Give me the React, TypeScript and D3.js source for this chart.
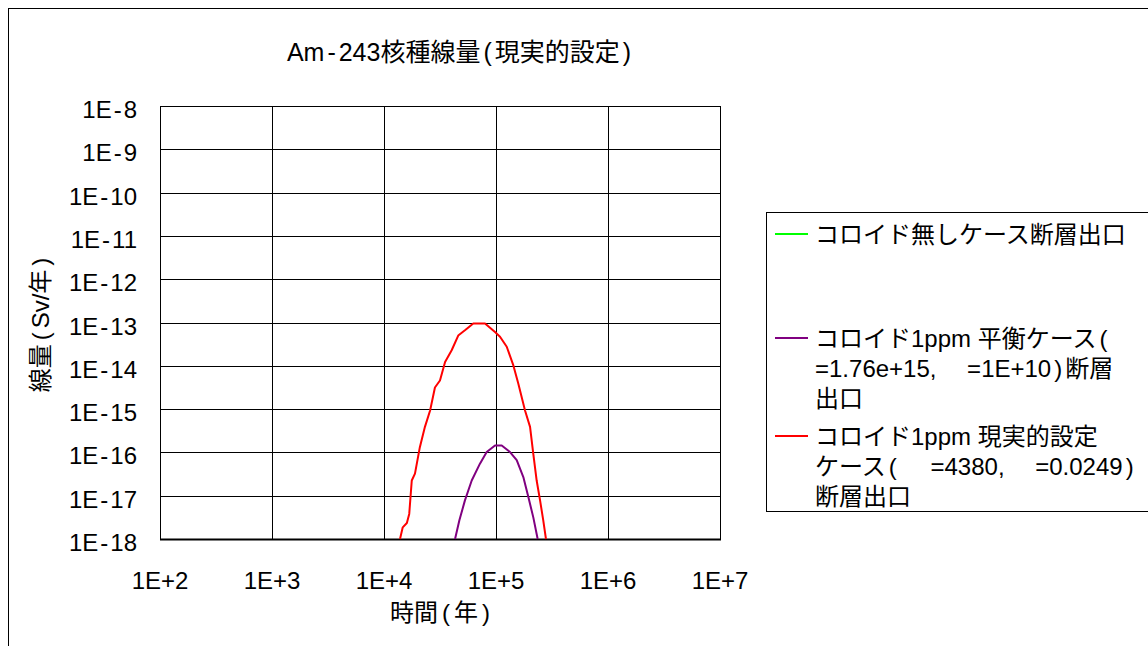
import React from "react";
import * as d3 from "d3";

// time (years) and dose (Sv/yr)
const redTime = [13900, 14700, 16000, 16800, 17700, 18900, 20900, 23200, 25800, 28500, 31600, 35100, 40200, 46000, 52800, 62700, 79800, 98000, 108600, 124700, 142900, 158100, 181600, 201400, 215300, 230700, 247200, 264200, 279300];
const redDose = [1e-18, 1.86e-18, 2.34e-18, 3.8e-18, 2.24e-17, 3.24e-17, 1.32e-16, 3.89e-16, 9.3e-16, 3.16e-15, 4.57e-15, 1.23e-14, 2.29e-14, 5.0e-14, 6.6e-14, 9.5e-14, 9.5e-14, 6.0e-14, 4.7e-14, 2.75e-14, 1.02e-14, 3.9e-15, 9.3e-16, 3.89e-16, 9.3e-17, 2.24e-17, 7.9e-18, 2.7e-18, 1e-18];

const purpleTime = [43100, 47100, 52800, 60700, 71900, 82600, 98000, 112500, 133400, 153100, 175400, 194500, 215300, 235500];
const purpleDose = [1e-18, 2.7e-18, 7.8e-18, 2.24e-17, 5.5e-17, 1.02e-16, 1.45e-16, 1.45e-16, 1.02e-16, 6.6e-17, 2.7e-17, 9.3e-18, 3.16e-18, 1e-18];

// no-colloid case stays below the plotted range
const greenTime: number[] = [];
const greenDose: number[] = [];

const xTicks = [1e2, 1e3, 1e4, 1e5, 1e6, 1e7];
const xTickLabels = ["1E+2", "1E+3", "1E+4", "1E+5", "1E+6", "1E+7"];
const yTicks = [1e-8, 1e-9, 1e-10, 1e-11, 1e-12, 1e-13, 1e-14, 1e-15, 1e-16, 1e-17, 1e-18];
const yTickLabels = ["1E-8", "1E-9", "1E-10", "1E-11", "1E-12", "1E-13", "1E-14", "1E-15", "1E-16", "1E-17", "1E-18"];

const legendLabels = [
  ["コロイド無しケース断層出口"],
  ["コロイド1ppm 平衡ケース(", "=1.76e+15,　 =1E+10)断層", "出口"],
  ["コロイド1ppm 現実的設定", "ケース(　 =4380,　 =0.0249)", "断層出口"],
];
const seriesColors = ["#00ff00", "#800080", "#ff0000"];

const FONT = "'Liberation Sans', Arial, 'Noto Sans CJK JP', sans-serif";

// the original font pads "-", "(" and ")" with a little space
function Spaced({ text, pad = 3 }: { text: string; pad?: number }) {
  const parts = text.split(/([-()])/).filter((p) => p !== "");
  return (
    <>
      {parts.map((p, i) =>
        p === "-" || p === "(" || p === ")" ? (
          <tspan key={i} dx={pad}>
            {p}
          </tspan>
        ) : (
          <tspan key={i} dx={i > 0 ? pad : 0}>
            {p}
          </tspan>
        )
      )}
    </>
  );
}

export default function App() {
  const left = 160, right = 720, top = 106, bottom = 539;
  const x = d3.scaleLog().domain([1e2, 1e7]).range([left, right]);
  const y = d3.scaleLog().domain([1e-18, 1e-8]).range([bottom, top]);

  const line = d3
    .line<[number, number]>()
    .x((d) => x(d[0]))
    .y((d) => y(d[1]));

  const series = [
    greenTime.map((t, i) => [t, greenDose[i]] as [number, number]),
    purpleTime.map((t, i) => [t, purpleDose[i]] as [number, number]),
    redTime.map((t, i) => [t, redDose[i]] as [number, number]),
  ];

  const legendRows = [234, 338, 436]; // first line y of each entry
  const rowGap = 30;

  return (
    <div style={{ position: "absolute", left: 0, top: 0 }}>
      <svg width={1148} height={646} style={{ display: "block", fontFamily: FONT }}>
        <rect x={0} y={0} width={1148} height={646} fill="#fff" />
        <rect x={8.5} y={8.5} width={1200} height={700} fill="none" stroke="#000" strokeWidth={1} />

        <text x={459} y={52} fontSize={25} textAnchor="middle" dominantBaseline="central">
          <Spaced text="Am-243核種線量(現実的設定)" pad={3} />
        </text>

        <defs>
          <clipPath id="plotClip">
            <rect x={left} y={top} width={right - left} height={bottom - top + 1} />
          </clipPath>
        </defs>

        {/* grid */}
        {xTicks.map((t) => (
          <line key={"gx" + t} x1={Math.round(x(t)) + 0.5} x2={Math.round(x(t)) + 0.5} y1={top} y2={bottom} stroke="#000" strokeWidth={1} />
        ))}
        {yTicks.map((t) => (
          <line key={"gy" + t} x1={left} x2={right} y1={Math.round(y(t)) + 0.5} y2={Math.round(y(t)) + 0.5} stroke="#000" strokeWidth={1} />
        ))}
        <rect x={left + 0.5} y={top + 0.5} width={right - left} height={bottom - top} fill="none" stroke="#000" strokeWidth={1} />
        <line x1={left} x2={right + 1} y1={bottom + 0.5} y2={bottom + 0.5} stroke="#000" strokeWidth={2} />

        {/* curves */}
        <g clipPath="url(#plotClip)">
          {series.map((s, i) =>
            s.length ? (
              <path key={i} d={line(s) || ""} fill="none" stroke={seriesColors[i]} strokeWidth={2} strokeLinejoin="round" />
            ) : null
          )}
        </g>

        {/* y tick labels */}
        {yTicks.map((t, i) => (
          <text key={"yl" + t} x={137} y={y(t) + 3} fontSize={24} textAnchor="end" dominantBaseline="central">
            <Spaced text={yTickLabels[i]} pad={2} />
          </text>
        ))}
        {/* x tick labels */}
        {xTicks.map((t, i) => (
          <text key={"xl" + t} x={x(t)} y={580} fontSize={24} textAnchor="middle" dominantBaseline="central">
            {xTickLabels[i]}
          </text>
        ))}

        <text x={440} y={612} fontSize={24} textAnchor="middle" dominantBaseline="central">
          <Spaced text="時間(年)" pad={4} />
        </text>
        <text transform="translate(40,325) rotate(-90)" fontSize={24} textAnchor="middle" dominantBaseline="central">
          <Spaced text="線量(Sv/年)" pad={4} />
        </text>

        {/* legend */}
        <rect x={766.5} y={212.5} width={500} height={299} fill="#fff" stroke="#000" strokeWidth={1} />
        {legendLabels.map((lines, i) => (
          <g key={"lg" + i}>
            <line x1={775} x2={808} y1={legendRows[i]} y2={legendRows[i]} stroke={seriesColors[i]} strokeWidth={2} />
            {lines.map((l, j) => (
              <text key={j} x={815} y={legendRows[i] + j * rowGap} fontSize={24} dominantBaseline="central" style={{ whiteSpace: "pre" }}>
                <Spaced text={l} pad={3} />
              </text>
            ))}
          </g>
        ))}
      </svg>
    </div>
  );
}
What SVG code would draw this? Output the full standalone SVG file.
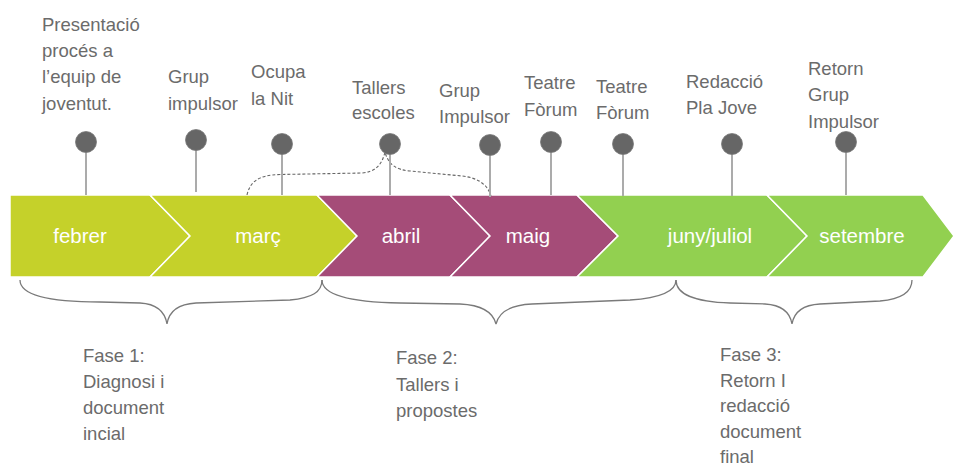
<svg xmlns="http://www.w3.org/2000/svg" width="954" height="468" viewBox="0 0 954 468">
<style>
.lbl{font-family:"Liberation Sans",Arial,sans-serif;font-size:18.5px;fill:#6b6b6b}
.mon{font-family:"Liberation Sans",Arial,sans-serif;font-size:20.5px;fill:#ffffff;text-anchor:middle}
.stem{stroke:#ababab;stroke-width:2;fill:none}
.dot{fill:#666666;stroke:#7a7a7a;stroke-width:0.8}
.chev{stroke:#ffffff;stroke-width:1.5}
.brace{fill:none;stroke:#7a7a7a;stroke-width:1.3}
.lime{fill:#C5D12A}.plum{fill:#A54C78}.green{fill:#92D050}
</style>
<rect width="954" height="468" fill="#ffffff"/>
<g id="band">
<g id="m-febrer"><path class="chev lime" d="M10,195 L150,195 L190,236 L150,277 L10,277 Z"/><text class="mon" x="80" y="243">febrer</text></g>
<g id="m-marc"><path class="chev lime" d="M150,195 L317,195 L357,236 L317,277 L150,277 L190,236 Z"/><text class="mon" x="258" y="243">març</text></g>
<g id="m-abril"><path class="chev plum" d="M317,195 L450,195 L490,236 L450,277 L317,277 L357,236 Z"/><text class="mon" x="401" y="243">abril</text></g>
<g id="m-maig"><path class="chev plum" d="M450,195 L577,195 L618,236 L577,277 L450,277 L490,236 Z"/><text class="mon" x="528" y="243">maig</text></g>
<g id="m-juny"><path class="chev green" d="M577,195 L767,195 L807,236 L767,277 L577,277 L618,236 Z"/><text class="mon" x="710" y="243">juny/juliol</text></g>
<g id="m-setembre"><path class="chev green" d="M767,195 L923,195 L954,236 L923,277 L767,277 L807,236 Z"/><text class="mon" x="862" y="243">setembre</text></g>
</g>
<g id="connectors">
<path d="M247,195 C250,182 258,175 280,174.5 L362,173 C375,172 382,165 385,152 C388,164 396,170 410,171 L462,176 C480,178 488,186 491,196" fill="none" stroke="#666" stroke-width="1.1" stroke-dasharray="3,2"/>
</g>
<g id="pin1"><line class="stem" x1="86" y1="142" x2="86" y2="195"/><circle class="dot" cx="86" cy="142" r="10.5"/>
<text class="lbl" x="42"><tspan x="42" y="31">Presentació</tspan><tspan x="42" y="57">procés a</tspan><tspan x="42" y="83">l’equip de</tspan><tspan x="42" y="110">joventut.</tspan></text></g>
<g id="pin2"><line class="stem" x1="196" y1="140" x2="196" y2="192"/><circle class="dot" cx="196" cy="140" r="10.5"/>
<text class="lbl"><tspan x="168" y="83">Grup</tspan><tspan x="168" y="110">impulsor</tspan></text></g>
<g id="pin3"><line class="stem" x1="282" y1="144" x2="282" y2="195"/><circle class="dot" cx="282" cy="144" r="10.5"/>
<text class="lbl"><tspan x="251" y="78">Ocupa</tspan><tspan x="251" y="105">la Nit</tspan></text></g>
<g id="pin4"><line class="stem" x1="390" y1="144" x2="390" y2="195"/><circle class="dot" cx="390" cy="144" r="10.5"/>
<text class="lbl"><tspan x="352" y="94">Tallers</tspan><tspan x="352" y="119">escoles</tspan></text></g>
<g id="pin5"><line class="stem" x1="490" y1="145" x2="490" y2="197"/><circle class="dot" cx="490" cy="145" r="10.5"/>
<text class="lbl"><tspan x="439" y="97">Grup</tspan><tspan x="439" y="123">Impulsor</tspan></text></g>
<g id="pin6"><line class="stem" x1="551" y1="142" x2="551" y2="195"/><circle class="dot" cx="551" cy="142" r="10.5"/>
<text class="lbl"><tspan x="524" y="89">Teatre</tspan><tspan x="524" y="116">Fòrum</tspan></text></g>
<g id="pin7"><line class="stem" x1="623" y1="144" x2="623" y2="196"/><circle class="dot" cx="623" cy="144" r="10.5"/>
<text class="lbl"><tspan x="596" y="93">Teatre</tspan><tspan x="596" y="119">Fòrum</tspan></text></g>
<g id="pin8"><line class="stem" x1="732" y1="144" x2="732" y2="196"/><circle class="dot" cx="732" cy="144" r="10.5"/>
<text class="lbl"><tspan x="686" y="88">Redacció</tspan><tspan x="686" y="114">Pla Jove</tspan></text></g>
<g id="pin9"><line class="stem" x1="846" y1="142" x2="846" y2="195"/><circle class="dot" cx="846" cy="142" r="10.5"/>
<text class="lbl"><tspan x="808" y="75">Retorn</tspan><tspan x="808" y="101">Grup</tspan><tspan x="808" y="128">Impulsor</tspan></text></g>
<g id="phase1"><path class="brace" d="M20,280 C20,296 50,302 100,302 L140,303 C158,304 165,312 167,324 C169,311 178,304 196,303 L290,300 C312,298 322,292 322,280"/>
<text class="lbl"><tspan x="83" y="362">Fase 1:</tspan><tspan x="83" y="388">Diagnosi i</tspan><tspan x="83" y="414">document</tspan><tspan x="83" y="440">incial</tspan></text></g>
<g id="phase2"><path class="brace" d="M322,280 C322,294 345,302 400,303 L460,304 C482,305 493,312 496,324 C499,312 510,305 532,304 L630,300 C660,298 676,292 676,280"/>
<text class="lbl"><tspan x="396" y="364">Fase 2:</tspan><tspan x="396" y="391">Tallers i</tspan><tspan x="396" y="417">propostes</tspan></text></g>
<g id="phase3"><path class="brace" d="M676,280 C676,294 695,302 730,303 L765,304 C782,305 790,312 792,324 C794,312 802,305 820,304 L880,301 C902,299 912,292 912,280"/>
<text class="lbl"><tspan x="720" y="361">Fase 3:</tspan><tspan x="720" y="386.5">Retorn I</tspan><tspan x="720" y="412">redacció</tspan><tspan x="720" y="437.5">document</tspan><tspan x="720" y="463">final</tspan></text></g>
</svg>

========

* Directive *
Exactly as written, repeat the lines from the beginning of the entries up to and including the line with "const greenDose: number[] = [];", but not the pictures.

* Right answer *
Give me the React, TypeScript and D3.js source for this chart.
import React from "react";
import * as d3 from "d3";

// time (years) and dose (Sv/yr)
const redTime = [13900, 14700, 16000, 16800, 17700, 18900, 20900, 23200, 25800, 28500, 31600, 35100, 40200, 46000, 52800, 62700, 79800, 98000, 108600, 124700, 142900, 158100, 181600, 201400, 215300, 230700, 247200, 264200, 279300];
const redDose = [1e-18, 1.86e-18, 2.34e-18, 3.8e-18, 2.24e-17, 3.24e-17, 1.32e-16, 3.89e-16, 9.3e-16, 3.16e-15, 4.57e-15, 1.23e-14, 2.29e-14, 5.0e-14, 6.6e-14, 9.5e-14, 9.5e-14, 6.0e-14, 4.7e-14, 2.75e-14, 1.02e-14, 3.9e-15, 9.3e-16, 3.89e-16, 9.3e-17, 2.24e-17, 7.9e-18, 2.7e-18, 1e-18];

const purpleTime = [43100, 47100, 52800, 60700, 71900, 82600, 98000, 112500, 133400, 153100, 175400, 194500, 215300, 235500];
const purpleDose = [1e-18, 2.7e-18, 7.8e-18, 2.24e-17, 5.5e-17, 1.02e-16, 1.45e-16, 1.45e-16, 1.02e-16, 6.6e-17, 2.7e-17, 9.3e-18, 3.16e-18, 1e-18];

// no-colloid case stays below the plotted range
const greenTime: number[] = [];
const greenDose: number[] = [];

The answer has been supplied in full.